For all these reasons, treatment to block the shunts in PAVMs (whether non-inherited or inherited, as with hereditary hemorrhagic telangiectasia) is essential.
PAVMs are very effectively treated by embolization, which blocks only the branch of the abnormal artery that is feeding blood into the malformation. This approach preserves the normal lung arteries. Patients are often asymptomatic, but those who have symptoms of low oxygenation usually notice an immediate improvement after treatment, with an immediate increase in oxygen levels.
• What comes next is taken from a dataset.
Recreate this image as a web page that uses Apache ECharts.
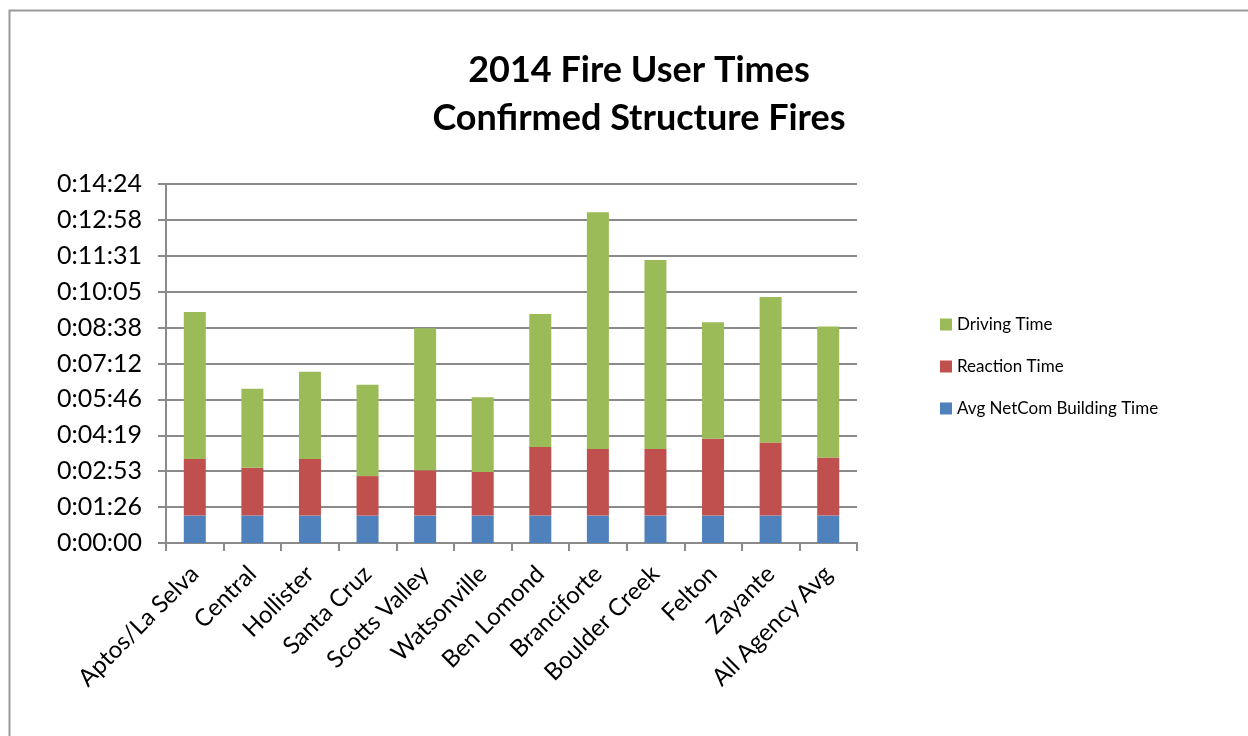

Watch: Embolization of Pulmonary Arteriovenous Malformations ©2015 Caitlin Mock
Treatment for PAVMs
Procedures to treat PAVMs use platinum coils or vascular plugs to block blood flow through the feeding artery to the malformation.
A hemangioma is a childhood vascular anomaly that has a rapid growth phase between birth and 3 months of age. They tend to resolve completely by age 7. A child with a hemangioma may need treatment for low levels of blood platelets that do not respond to medical treatment, or if the hemangioma occurs in the liver, which can cause a strain on the heart.
The treatment for hemangioma, if necessary, is surgery, thermal ablation or embolization, using a similar technique to that used for AVMs.